マクロン仏大統領は3月27日、ブラジルの公式訪問を開始した。29日まで訪問する。
大統領は28日には、サンパウロで経営者団体主催のフォーラムに出席した。大統領はスピーチの際に、「あえて耳障りなことを言うが」と前置きした上で、メルコスール(南米南部共同市場)と欧州連合(EU)の間でまとめられた自由貿易協定について、現在の形では賛成できないとする立場を再確認した。大統領は、協定案が20年以上も前に準備が始まった古いものであり、「内容がとても悪い」とも言明。生物多様性と気候変動に関する問題が扱われていないことを特に問題視した。そのうえで、「20年前のメルコスールとは決別し、新しい協定を策定しよう」と呼びかけ、環境等の規則を遵守した製品を自由貿易の対象として認める協定の実現を目指す考えを示した。

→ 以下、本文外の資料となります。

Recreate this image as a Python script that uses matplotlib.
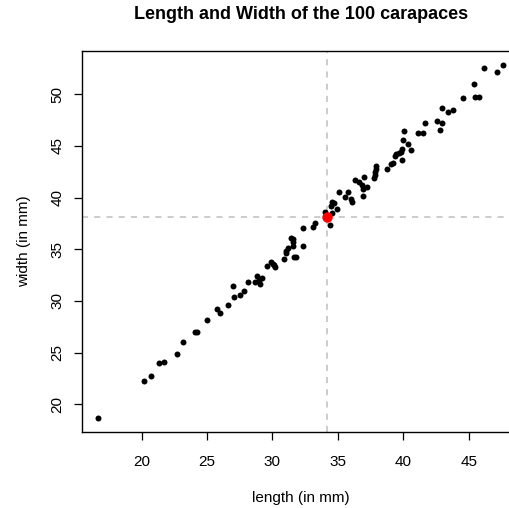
import numpy as np
import matplotlib
matplotlib.use("Agg")
import matplotlib.pyplot as plt

plt.rcParams['font.family'] = ['Liberation Sans', 'DejaVu Sans']

# carapace measurements (mm)
length = [16.71, 20.20, 20.71, 21.35, 21.70, 22.70, 23.18, 24.05, 24.20, 25.00,
          25.76, 26.00, 26.60, 27.00, 27.08, 27.49, 27.80, 28.10,
          28.70, 28.82, 28.95, 29.17, 29.04,
          29.55, 29.91, 30.08, 30.17, 30.10,
          30.90, 31.00, 31.06, 31.20, 31.39, 31.56, 31.60, 31.60, 31.62, 31.78,
          32.31, 32.31, 33.07, 33.27,
          33.98, 34.57, 34.39, 34.96, 34.50, 34.68, 34.55,
          35.11, 35.57, 35.80, 35.97, 36.10,
          36.31, 36.64, 36.82, 36.99, 36.89, 37.20, 36.89,
          37.90, 37.88, 37.85, 37.82, 37.78,
          38.78, 39.03, 39.18, 39.36, 39.44, 39.67, 39.80, 39.87, 39.87,
          40.00, 40.08, 40.38, 40.56, 41.15, 41.53, 41.68,
          42.60, 42.93, 42.78, 42.98, 43.39, 43.77, 44.56, 45.38,
          45.48, 45.76, 46.19, 47.18, 47.59]
width = [18.65, 22.23, 22.74, 24.03, 24.13, 24.84, 26.03, 27.03, 27.03, 28.13,
         29.19, 28.84, 29.61, 31.45, 30.42, 30.55, 30.94, 31.84,
         31.80, 32.42, 32.05, 32.26, 31.65,
         33.42, 33.74, 33.60, 33.32, 33.45,
         34.03, 34.61, 34.85, 35.13, 36.13, 36.00, 35.65, 35.32, 34.23, 34.23,
         35.32, 37.03, 37.19, 37.58,
         38.58, 38.48, 37.35, 38.90, 39.19, 39.45, 39.61,
         40.52, 40.03, 40.52, 39.84, 39.52,
         41.71, 41.55, 41.23, 42.03, 40.84, 41.06, 40.19,
         43.06, 42.77, 42.45, 42.20, 41.87,
         42.74, 43.23, 43.32, 43.97, 44.19, 44.29, 44.45, 44.71, 43.65,
         45.58, 46.45, 45.16, 44.55, 46.23, 46.23, 47.19,
         47.42, 47.19, 46.52, 48.71, 48.23, 48.42, 49.61, 51.00,
         49.71, 49.71, 52.52, 52.13, 52.81]

mean_length = 34.14
mean_width = 38.13

xticks = [20, 25, 30, 35, 40, 45]
yticks = [20, 25, 30, 35, 40, 45, 50]

x = np.array(length)
y = np.array(width)

fig = plt.figure(figsize=(5.10, 5.08), dpi=100)
ax = fig.add_axes([0.1614, 0.149, 0.856, 0.7506])

# R-style 4% padding around the data
xr = x.max() - x.min()
yr = y.max() - y.min()
ax.set_xlim(x.min() - 0.04 * xr, x.max() + 0.04 * xr)
ax.set_ylim(y.min() - 0.04 * yr, y.max() + 0.04 * yr)

ax.axvline(mean_length, color='#bebebe', linestyle=(0, (4, 4)), linewidth=1.1, zorder=1)
ax.axhline(mean_width, color='#bebebe', linestyle=(0, (4, 4)), linewidth=1.1, zorder=1)

ax.plot(x, y, 'o', color='black', markersize=4.3, markeredgewidth=0, zorder=2)
ax.plot([mean_length], [mean_width], 'o', color='red', markersize=7.5,
        markeredgewidth=0, zorder=3)

ax.set_xticks(xticks)
ax.set_yticks(yticks)
ax.tick_params(axis='both', direction='out', length=6, width=0.9, labelsize=11)
ax.tick_params(axis='x', pad=10)
ax.tick_params(axis='y', pad=7, labelrotation=90)
for lab in ax.get_yticklabels():
    lab.set_verticalalignment('center')

for s in ax.spines.values():
    s.set_linewidth(1.0)

ax.set_xlabel('length (in mm)', fontsize=11, labelpad=16)
ax.set_ylabel('width (in mm)', fontsize=11, labelpad=14)
ax.set_title('Length and Width of the 100 carapaces', fontsize=13,
             fontweight='bold', pad=23)

fig.savefig('out.png', dpi=100)
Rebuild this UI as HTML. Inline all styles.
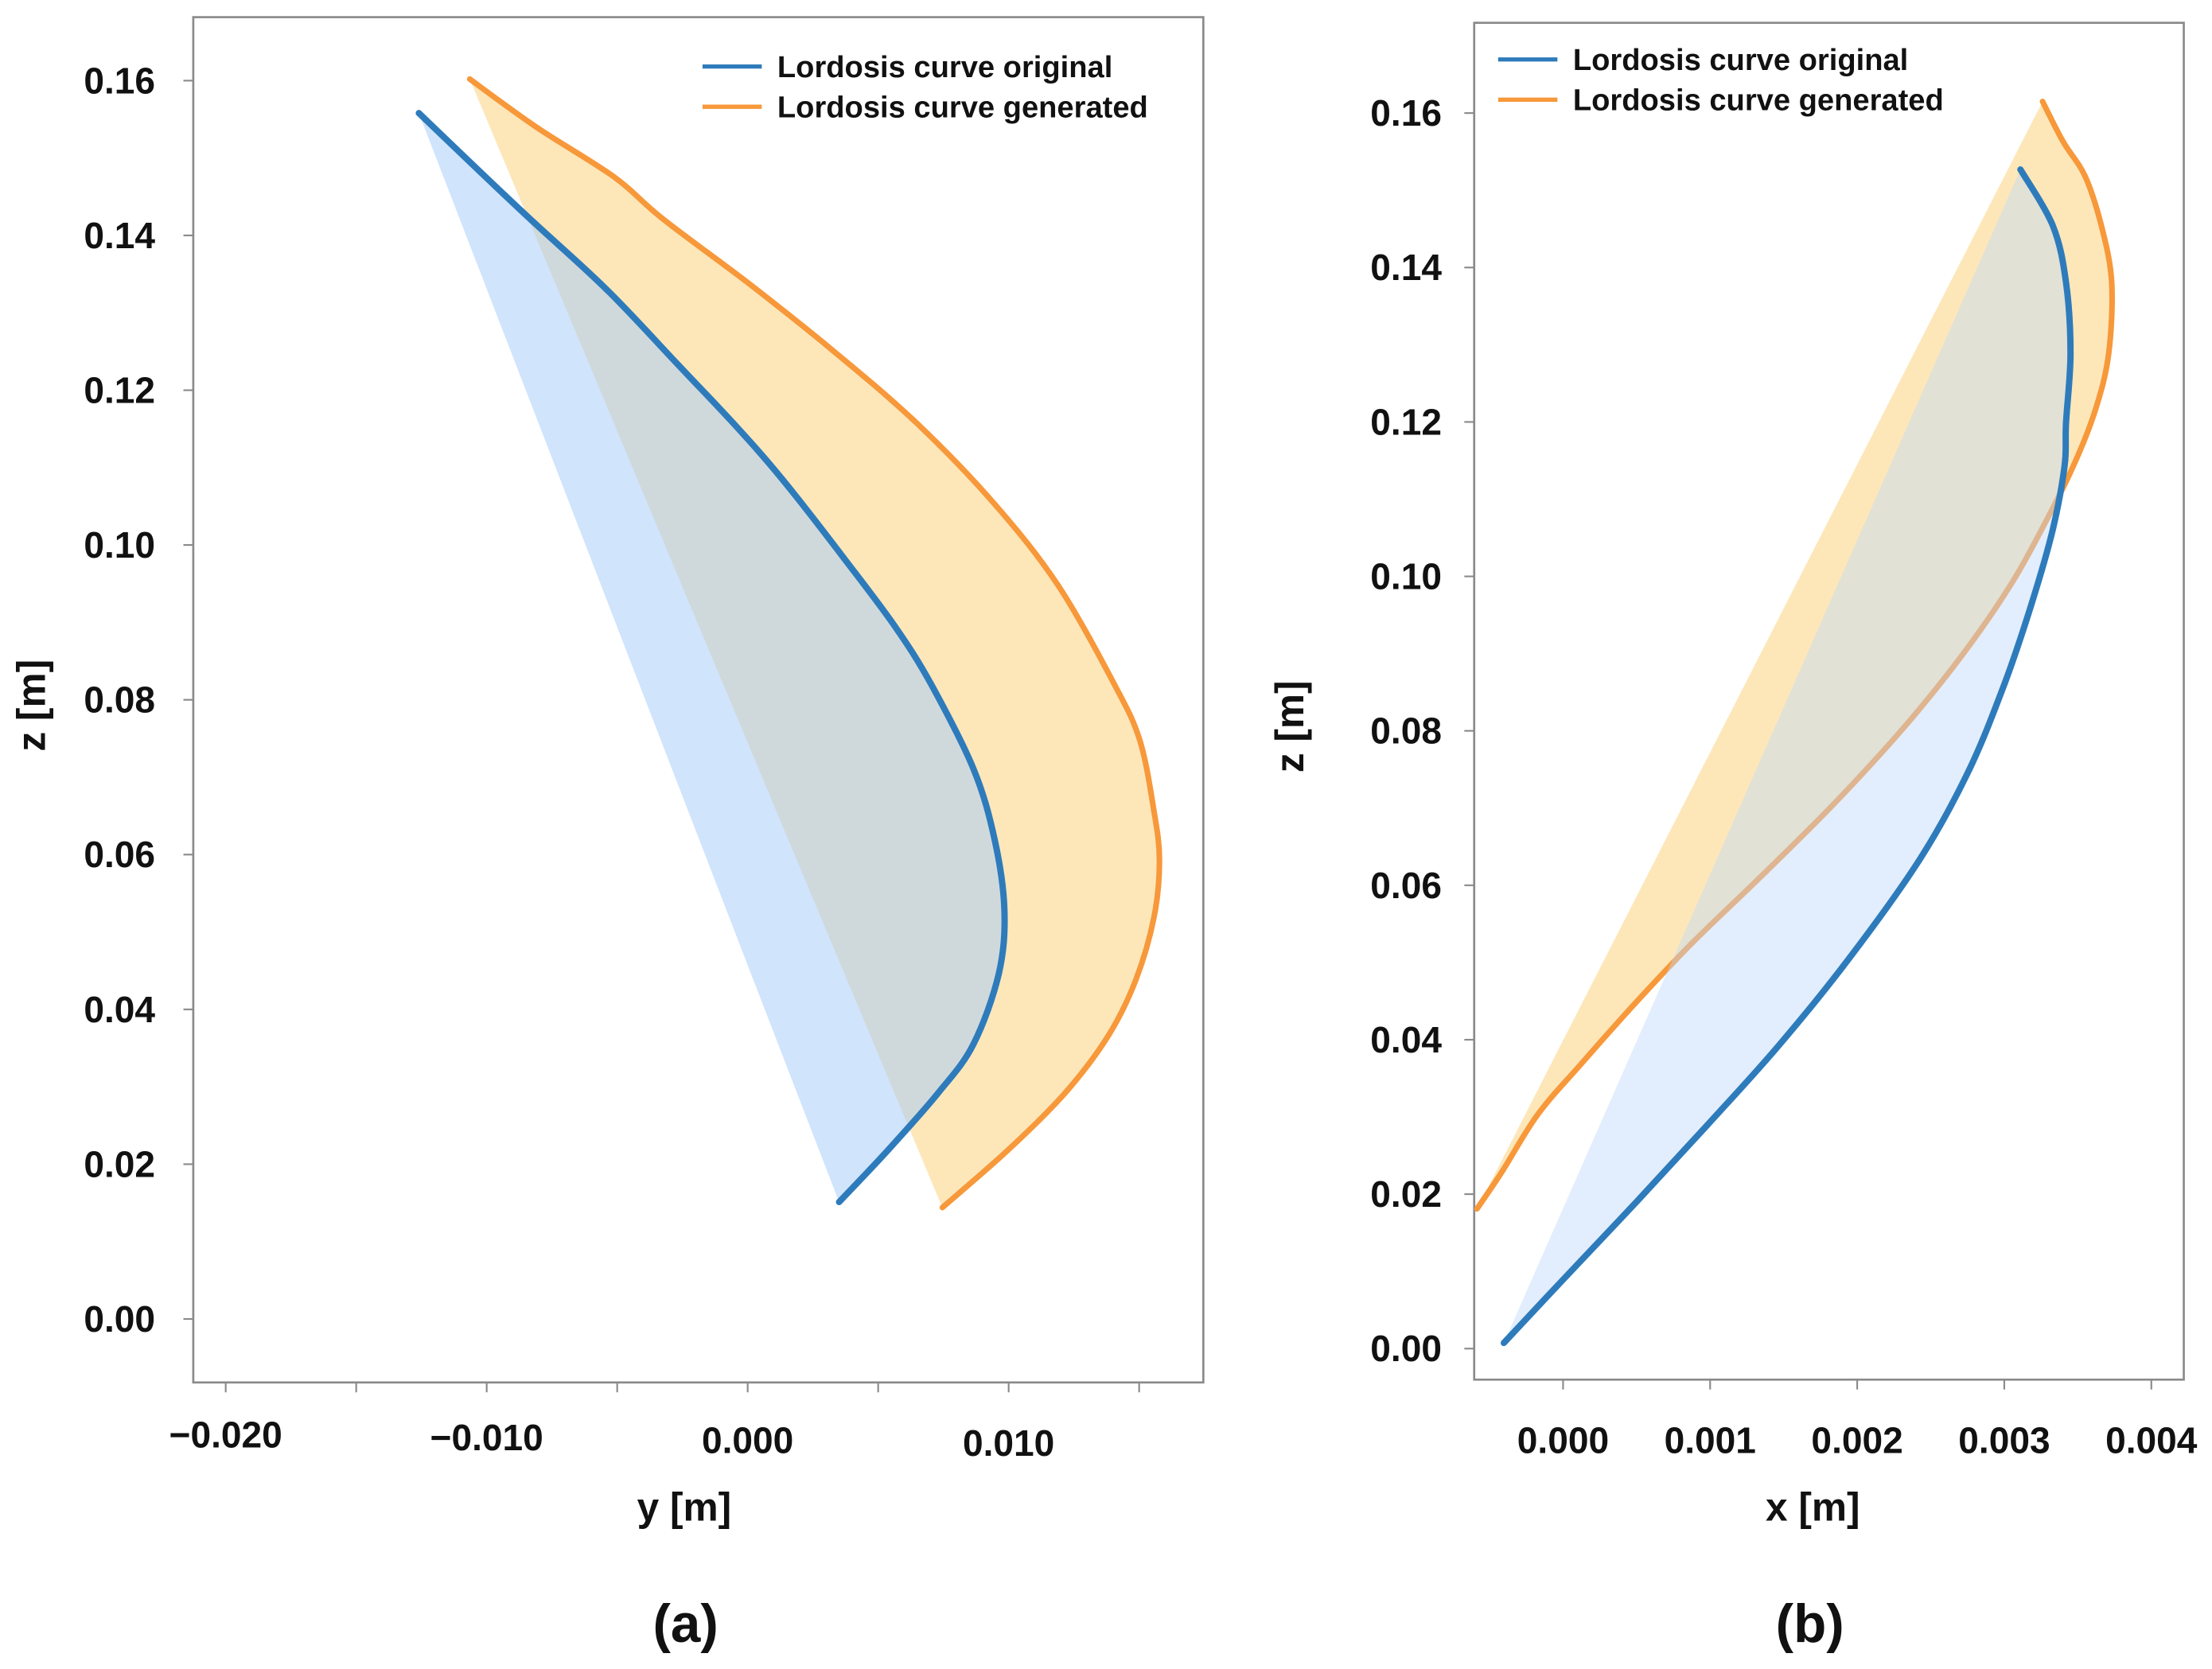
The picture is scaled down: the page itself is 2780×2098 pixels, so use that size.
<!DOCTYPE html>
<html><head><meta charset="utf-8">
<style>
html,body{margin:0;padding:0;background:#fff;}
svg{display:block;}
text{font-family:"Liberation Sans",Arial,sans-serif;font-weight:bold;fill:#111;}
</style></head>
<body>
<svg id="chart" width="2780" height="2098" viewBox="0 0 1568 1183" xmlns="http://www.w3.org/2000/svg">
<g id="pa"></g>
<g id="pb"></g>
<text x="486" y="1164" font-size="38" text-anchor="middle">(a)</text>
<text x="1283" y="1164" font-size="38" text-anchor="middle">(b)</text>
</svg>
<script>
// Panel (a) data: y [m], z [m]
const aOrigY = [-0.0126,-0.00865,-0.0054,-0.0027,-0.00054,0.00135,0.00378,0.00568,0.00703,0.00865,0.00946,0.00984,0.00962,0.00865,0.0073,0.0054,0.0035];
const aOrigZ = [0.1558,0.1431,0.1330,0.1234,0.1157,0.1084,0.0979,0.0893,0.0820,0.0711,0.0620,0.0528,0.0446,0.0355,0.0292,0.0219,0.0151];
const aGenY = [-0.01065,-0.0081,-0.00514,-0.00324,0,0.00324,0.00649,0.00946,0.01189,0.01405,0.01503,0.01557,0.01578,0.01557,0.01486,0.01378,0.01216,0.01,0.00746];
const aGenZ = [0.1602,0.1540,0.1476,0.1421,0.1339,0.1252,0.1157,0.1053,0.0948,0.0820,0.0747,0.0656,0.0592,0.0519,0.0437,0.0364,0.0292,0.0219,0.0144];
const aXTicks = [-0.020,-0.010,0.000,0.010];
const aXTickLabels = ["\u22120.020","\u22120.010","0.000","0.010"];
const aXMinor = [-0.015,-0.005,0.005,0.015];
const aYTicks = [0,0.02,0.04,0.06,0.08,0.10,0.12,0.14,0.16];
const aYTickLabels = ["0.00","0.02","0.04","0.06","0.08","0.10","0.12","0.14","0.16"];
// Panel (b) data: x [m], z [m]
const bOrigX = [-0.000403,0.0000192,0.000499,0.000978,0.00146,0.00194,0.00242,0.00275,0.00299,0.00318,0.00333,0.00341,0.00342,0.00345,0.00342,0.00333,0.00311];
const bOrigZ = [0.00073,0.00932,0.0190,0.0289,0.0391,0.0504,0.0632,0.0745,0.0855,0.0961,0.1061,0.1143,0.1198,0.1289,0.1381,0.1454,0.1527];
const bGenX = [-0.000585,-0.000412,-0.000173,0.000115,0.000499,0.000882,0.00136,0.00184,0.00232,0.00271,0.00304,0.00328,0.00347,0.00362,0.00371,0.00373,0.00366,0.00355,0.00340,0.00326];
const bGenZ = [0.0181,0.0230,0.0303,0.0367,0.0449,0.0526,0.0614,0.0705,0.0805,0.0897,0.0988,0.1070,0.1143,0.1216,0.1289,0.1381,0.1454,0.1518,0.1563,0.1615];
const bXTicks = [0,0.001,0.002,0.003,0.004];
const bXTickLabels = ["0.000","0.001","0.002","0.003","0.004"];
const bYTicks = [0,0.02,0.04,0.06,0.08,0.10,0.12,0.14,0.16];
const bYTickLabels = ["0.00","0.02","0.04","0.06","0.08","0.10","0.12","0.14","0.16"];
const seriesNames = ["Lordosis curve original","Lordosis curve generated"];

const NS="http://www.w3.org/2000/svg";
function mk(parent,tag,attrs){const e=document.createElementNS(NS,tag);for(const k in attrs)e.setAttribute(k,attrs[k]);parent.appendChild(e);return e;}

function smooth(P){
  let d='M'+P[0][0].toFixed(1)+','+P[0][1].toFixed(1);
  for(let i=0;i<P.length-1;i++){
    const p0=P[Math.max(0,i-1)],p1=P[i],p2=P[i+1],p3=P[Math.min(P.length-1,i+2)];
    const c1=[p1[0]+(p2[0]-p0[0])/6,p1[1]+(p2[1]-p0[1])/6];
    const c2=[p2[0]-(p3[0]-p1[0])/6,p2[1]-(p3[1]-p1[1])/6];
    d+=` C${c1[0].toFixed(1)},${c1[1].toFixed(1)} ${c2[0].toFixed(1)},${c2[1].toFixed(1)} ${p2[0].toFixed(1)},${p2[1].toFixed(1)}`;
  }
  return d;
}

function panel(g,cfg){
  const sx=v=>cfg.x0px+(v-cfg.x0v)*cfg.kx;
  const sy=v=>cfg.y0px-(v)*cfg.ky;
  const fr=mk(g,'rect',{x:cfg.L,y:cfg.T,width:cfg.R-cfg.L,height:cfg.B-cfg.T,fill:'none',stroke:'#8a8a8a','stroke-width':1.5});
  
  
  cfg.yt.forEach((v,i)=>{
    const t=mk(g,'line',{x1:cfg.L-7,x2:cfg.L,y1:sy(v),y2:sy(v),stroke:'#8a8a8a','stroke-width':1.2});
    
    
    const l=mk(g,'text',{x:cfg.L-cfg.ylOff,y:sy(v)+9,'font-size':26,'text-anchor':'end'});
    l.textContent=cfg.ytl[i];
    
    
  });
  cfg.xm.forEach(v=>{
    const t=mk(g,'line',{x1:sx(v),x2:sx(v),y1:cfg.B,y2:cfg.B+7,stroke:'#8a8a8a','stroke-width':1.2});
    
    
  });
  cfg.xt.forEach((v,i)=>{
    const l=mk(g,'text',{x:sx(v),y:cfg.B+cfg.xlOff+(cfg.stagger?i*2:0),'font-size':26,'text-anchor':'middle'});
    l.textContent=cfg.xtl[i];
    
    
  });
  const xl=mk(g,'text',{x:cfg.xlx,y:1078,'font-size':28,'text-anchor':'middle'});
  xl.textContent=cfg.xlabel;
  
  
  const yl=mk(g,'text',{x:0,y:0,'font-size':28,'text-anchor':'middle',transform:`translate(${cfg.ylx},${cfg.yly}) rotate(-90)`});
  yl.textContent='z [m]';
  
  
  const P=(X,Z)=>X.map((v,i)=>[sx(v),sy(Z[i])]);
  const gp=smooth(P(cfg.gx,cfg.gz)), op=smooth(P(cfg.ox,cfg.oz));
  const og=mk(g,'path',{d:gp+' Z',fill:'#fde7b9',stroke:'none'});
  
  
  let ol;
  const drawGenLine=()=>{ol=mk(g,'path',{d:gp,fill:'none',stroke:'#f7983a','stroke-width':4,'stroke-linejoin':'round','stroke-linecap':'round'});
    
    };
  if(cfg.genLineUnder) drawGenLine();
  const bf=mk(g,'path',{d:op+' Z',fill:cfg.blueFill,stroke:'none'});
  
  
  if(!cfg.genLineUnder) drawGenLine();
  const bl=mk(g,'path',{d:op,fill:'none',stroke:'#2e7bbb','stroke-width':4.5,'stroke-linejoin':'round','stroke-linecap':'round'});
  
  
  const cols=['#2e7bbb','#f7983a'];
  seriesNames.forEach((n,i)=>{
    const y=cfg.legY+i*28.5;
    const ln=mk(g,'line',{x1:cfg.legX,x2:cfg.legX+42,y1:y,y2:y,stroke:cols[i],'stroke-width':3});
    
    
    const t=mk(g,'text',{x:cfg.legX+53,y:y+7.5,'font-size':21.5});
    t.textContent=n;
    
    
  });
}

panel(document.getElementById('pa'),{L:137,R:853,T:12,B:980,x0px:530,x0v:0,kx:18500,y0px:935,ky:5487.5,
  yt:aYTicks,ytl:aYTickLabels,xt:aXTicks,xtl:aXTickLabels,xm:aXTicks.concat(aXMinor),ylOff:27,xlOff:46,stagger:true,
  xlabel:'y [m]',xlx:485,ylx:32,yly:500,gx:aGenY,gz:aGenZ,ox:aOrigY,oz:aOrigZ,blueFill:'rgba(170,205,250,0.55)',genLineUnder:false,legX:498,legY:47});
panel(document.getElementById('pb'),{L:1045,R:1548,T:16,B:978,x0px:1108,x0v:0,kx:104250,y0px:956,ky:5475,
  yt:bYTicks,ytl:bYTickLabels,xt:bXTicks,xtl:bXTickLabels,xm:bXTicks,ylOff:23,xlOff:52,stagger:false,
  xlabel:'x [m]',xlx:1285,ylx:924,yly:515,gx:bGenX,gz:bGenZ,ox:bOrigX,oz:bOrigZ,blueFill:'rgba(190,218,250,0.45)',genLineUnder:true,legX:1062,legY:42});
</script>
</body></html>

マクロン大統領は29日にルラ大統領と会談する予定で、その際にEUメルコスール協定の問題も協議される可能性がある。ブラジル側は再交渉に応じる可能性を否定していないが、メルコスールの他の加盟国の反応という問題もある。それはEUの側でも同様で、交渉権は欧州委員会にある。マクロン大統領がメルコスールとの協定の見直しを要求しているのは、欧州議会選挙を前に、自由貿易協定に敵対的な農民の突き上げが高まっていることが背景にある。